YOUR GOAL: Copy out every record below exactly as written, but leave out any pictures.

ENTRIES SUPPLIED:
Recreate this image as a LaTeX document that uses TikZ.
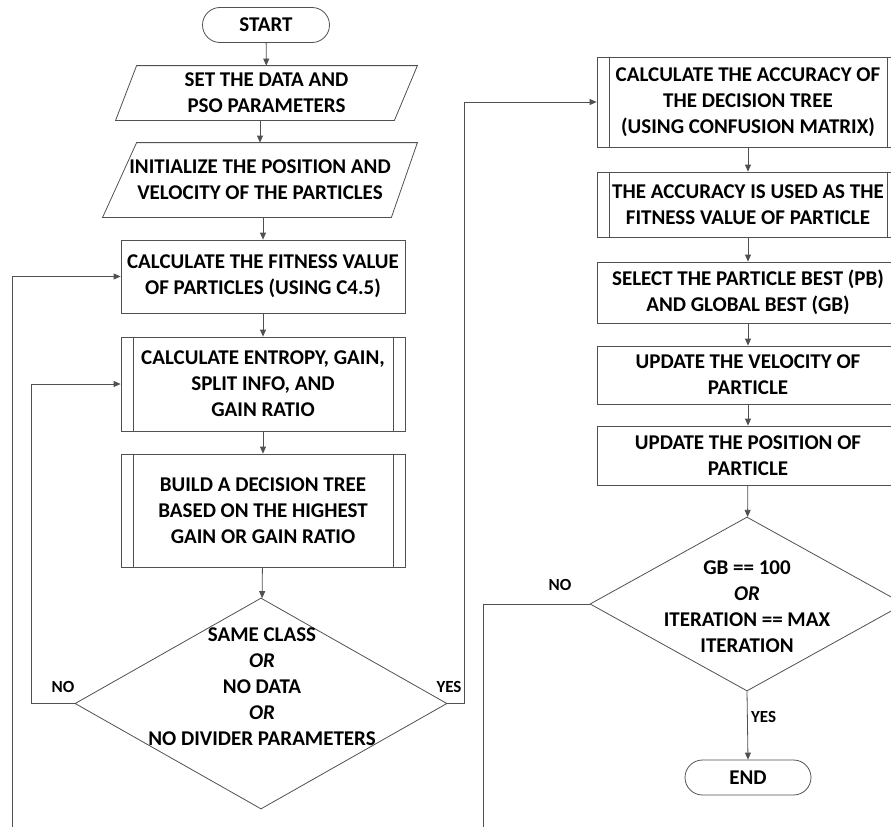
\documentclass[tikz,border=0pt]{standalone}
\usepackage{fontspec}
\setmainfont{Carlito}
\usetikzlibrary{shapes.geometric,shapes.misc,arrows.meta}
\definecolor{linegray}{RGB}{80,80,80}
\tikzset{
  base/.style={draw=linegray, line width=0.8pt, align=center, text=black,
    font=\fontsize{21}{26}\selectfont\bfseries},
  term/.style={base, rounded rectangle, minimum height=35pt, inner sep=0pt},
  io/.style={base, draw=none, rectangle, inner sep=0pt},
  edge/.style={draw=linegray, line width=0.8pt},
  proc/.style={base, rectangle, minimum width=302pt, inner sep=0pt},
  subproc/.style={proc, path picture={
    \draw[linegray, line width=0.8pt]
      ([xshift=12pt]path picture bounding box.north west) -- ([xshift=12pt]path picture bounding box.south west)
      ([xshift=-12pt]path picture bounding box.north east) -- ([xshift=-12pt]path picture bounding box.south east);}},
  decision/.style={base, diamond, inner sep=0pt},
  dtext/.style={align=center, font=\fontsize{21}{26}\selectfont\bfseries},
  arr/.style={edge, -{Triangle[length=7pt,width=6pt]}},
  lbl/.style={font=\fontsize{17}{20}\selectfont\bfseries}
}
\begin{document}
\begin{tikzpicture}[x=1pt,y=-1pt]
\clip (0,0) rectangle (891,827);
% left column
\node[term, minimum width=127pt] (start) at (266,25) {START};
\node[io, minimum width=301pt, minimum height=54pt] (setp) at (266.5,93) {SET THE DATA AND\\PSO PARAMETERS};
\draw[edge] ([xshift=21pt]setp.north west) -- (setp.north east) -- ([xshift=-23pt]setp.south east) -- (setp.south west) -- cycle;
\node[io, minimum width=314pt, minimum height=74pt] (init) at (260,180) {INITIALIZE THE POSITION AND\\VELOCITY OF THE PARTICLES};
\draw[edge] ([xshift=34pt]init.north west) -- (init.north east) -- ([xshift=-26pt]init.south east) -- (init.south west) -- cycle;
\node[proc, minimum width=284pt, minimum height=73pt] (fit) at (263,276.5) {CALCULATE THE FITNESS VALUE\\OF PARTICLES (USING C4.5)};
\node[subproc, minimum width=284pt, minimum height=94pt] (ent) at (263,384) {CALCULATE ENTROPY, GAIN,\\SPLIT INFO, AND\\GAIN RATIO};
\node[subproc, minimum width=284pt, minimum height=113pt] (build) at (263,510.5) {BUILD A DECISION TREE\\BASED ON THE HIGHEST\\GAIN OR GAIN RATIO};
\node[decision, minimum width=372pt, minimum height=211pt] (same) at (261,703.5) {};
\node[dtext] (samet) at (262,687) {SAME CLASS\\\textit{OR}\\NO DATA\\\textit{OR}\\NO DIVIDER PARAMETERS};
% right column
\node[subproc, minimum height=90pt] (acc) at (748,102) {CALCULATE THE ACCURACY OF\\THE DECISION TREE\\(USING CONFUSION MATRIX)};
\node[subproc, minimum height=65pt] (fitv) at (748,204.5) {THE ACCURACY IS USED AS THE\\FITNESS VALUE OF PARTICLE};
\node[proc, minimum height=61pt] (sel) at (748,292.5) {SELECT THE PARTICLE BEST (PB)\\AND GLOBAL BEST (GB)};
\node[proc, minimum height=58pt] (vel) at (748,375) {UPDATE THE VELOCITY OF\\PARTICLE};
\node[proc, minimum height=59pt] (pos) at (748,455.5) {UPDATE THE POSITION OF\\PARTICLE};
\node[decision, minimum width=314pt, minimum height=174pt] (stop) at (747,604) {};
\node[dtext] (stopt) at (747,607) {GB == 100\\\textit{OR}\\ITERATION == MAX\\ITERATION};
\node[term, minimum width=126pt] (end) at (748,777.5) {END};
% labels
\node[lbl] (no1) at (63,687) {NO};
\node[lbl] (yes1) at (449,687) {YES};
\node[lbl] (no2) at (560,585) {NO};
\coordinate (loopl) at (12,827);
\coordinate (loopr) at (483,827);
% connectors
\draw[arr] (start) -- (setp);
\draw[arr] (init.north |- setp.south) -- (init.north);
\draw[arr] (fit.north |- init.south) -- (fit.north);
\draw[arr] (fit) -- (ent);
\draw[arr] (ent) -- (build);
\draw[arr] (build) -- (same);
\draw[arr] (same.west) -- ++(-43,0) |- (ent.west);
\draw[arr] (loopl) |- (fit.west);
\draw[arr] (same.east) -- ++(17,0) |- (acc.west);
\draw[arr] (acc) -- (fitv);
\draw[arr] (fitv) -- (sel);
\draw[arr] (sel) -- (vel);
\draw[arr] (vel) -- (pos);
\draw[arr] (pos) -- (stop);
\draw[edge] (stop.west) -| (loopr);
\draw[arr] (stop.south) -- node[lbl, right, pos=0.38] {YES} (end.north);
\end{tikzpicture}
\end{document}
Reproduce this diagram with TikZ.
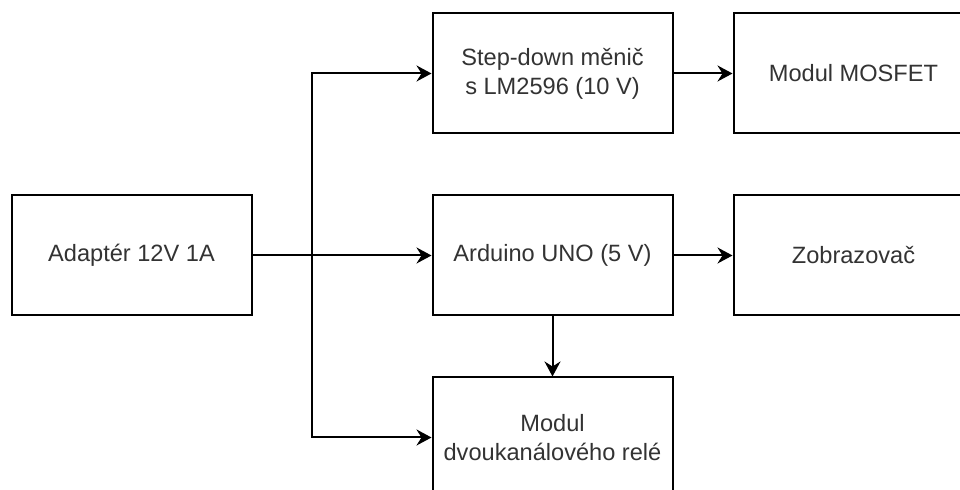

RESPONSE:
Recreate this image as a LaTeX document that uses TikZ.
\documentclass[tikz,border=0pt]{standalone}
\usepackage{fontspec}
\setmainfont{Carlito}
\usetikzlibrary{shapes.geometric,shapes.misc,arrows.meta}
\definecolor{linegray}{RGB}{80,80,80}
\tikzset{
  base/.style={draw=linegray, line width=0.8pt, align=center, text=black,
    font=\fontsize{21}{26}\selectfont\bfseries},
  term/.style={base, rounded rectangle, minimum height=35pt, inner sep=0pt},
  io/.style={base, draw=none, rectangle, inner sep=0pt},
  edge/.style={draw=linegray, line width=0.8pt},
  proc/.style={base, rectangle, minimum width=302pt, inner sep=0pt},
  subproc/.style={proc, path picture={
    \draw[linegray, line width=0.8pt]
      ([xshift=12pt]path picture bounding box.north west) -- ([xshift=12pt]path picture bounding box.south west)
      ([xshift=-12pt]path picture bounding box.north east) -- ([xshift=-12pt]path picture bounding box.south east);}},
  decision/.style={base, diamond, inner sep=0pt},
  dtext/.style={align=center, font=\fontsize{21}{26}\selectfont\bfseries},
  arr/.style={edge, -{Triangle[length=7pt,width=6pt]}},
  lbl/.style={font=\fontsize{17}{20}\selectfont\bfseries}
}
\begin{document}
\begin{tikzpicture}[x=1pt,y=-1pt]
\clip (0,0) rectangle (891,827);
% left column
\node[term, minimum width=127pt] (start) at (266,25) {START};
\node[io, minimum width=301pt, minimum height=54pt] (setp) at (266.5,93) {SET THE DATA AND\\PSO PARAMETERS};
\draw[edge] ([xshift=21pt]setp.north west) -- (setp.north east) -- ([xshift=-23pt]setp.south east) -- (setp.south west) -- cycle;
\node[io, minimum width=314pt, minimum height=74pt] (init) at (260,180) {INITIALIZE THE POSITION AND\\VELOCITY OF THE PARTICLES};
\draw[edge] ([xshift=34pt]init.north west) -- (init.north east) -- ([xshift=-26pt]init.south east) -- (init.south west) -- cycle;
\node[proc, minimum width=284pt, minimum height=73pt] (fit) at (263,276.5) {CALCULATE THE FITNESS VALUE\\OF PARTICLES (USING C4.5)};
\node[subproc, minimum width=284pt, minimum height=94pt] (ent) at (263,384) {CALCULATE ENTROPY, GAIN,\\SPLIT INFO, AND\\GAIN RATIO};
\node[subproc, minimum width=284pt, minimum height=113pt] (build) at (263,510.5) {BUILD A DECISION TREE\\BASED ON THE HIGHEST\\GAIN OR GAIN RATIO};
\node[decision, minimum width=372pt, minimum height=211pt] (same) at (261,703.5) {};
\node[dtext] (samet) at (262,687) {SAME CLASS\\\textit{OR}\\NO DATA\\\textit{OR}\\NO DIVIDER PARAMETERS};
% right column
\node[subproc, minimum height=90pt] (acc) at (748,102) {CALCULATE THE ACCURACY OF\\THE DECISION TREE\\(USING CONFUSION MATRIX)};
\node[subproc, minimum height=65pt] (fitv) at (748,204.5) {THE ACCURACY IS USED AS THE\\FITNESS VALUE OF PARTICLE};
\node[proc, minimum height=61pt] (sel) at (748,292.5) {SELECT THE PARTICLE BEST (PB)\\AND GLOBAL BEST (GB)};
\node[proc, minimum height=58pt] (vel) at (748,375) {UPDATE THE VELOCITY OF\\PARTICLE};
\node[proc, minimum height=59pt] (pos) at (748,455.5) {UPDATE THE POSITION OF\\PARTICLE};
\node[decision, minimum width=314pt, minimum height=174pt] (stop) at (747,604) {};
\node[dtext] (stopt) at (747,607) {GB == 100\\\textit{OR}\\ITERATION == MAX\\ITERATION};
\node[term, minimum width=126pt] (end) at (748,777.5) {END};
% labels
\node[lbl] (no1) at (63,687) {NO};
\node[lbl] (yes1) at (449,687) {YES};
\node[lbl] (no2) at (560,585) {NO};
\coordinate (loopl) at (12,827);
\coordinate (loopr) at (483,827);
% connectors
\draw[arr] (start) -- (setp);
\draw[arr] (init.north |- setp.south) -- (init.north);
\draw[arr] (fit.north |- init.south) -- (fit.north);
\draw[arr] (fit) -- (ent);
\draw[arr] (ent) -- (build);
\draw[arr] (build) -- (same);
\draw[arr] (same.west) -- ++(-43,0) |- (ent.west);
\draw[arr] (loopl) |- (fit.west);
\draw[arr] (same.east) -- ++(17,0) |- (acc.west);
\draw[arr] (acc) -- (fitv);
\draw[arr] (fitv) -- (sel);
\draw[arr] (sel) -- (vel);
\draw[arr] (vel) -- (pos);
\draw[arr] (pos) -- (stop);
\draw[edge] (stop.west) -| (loopr);
\draw[arr] (stop.south) -- node[lbl, right, pos=0.38] {YES} (end.north);
\end{tikzpicture}
\end{document}
Reproduce this diagram with TikZ.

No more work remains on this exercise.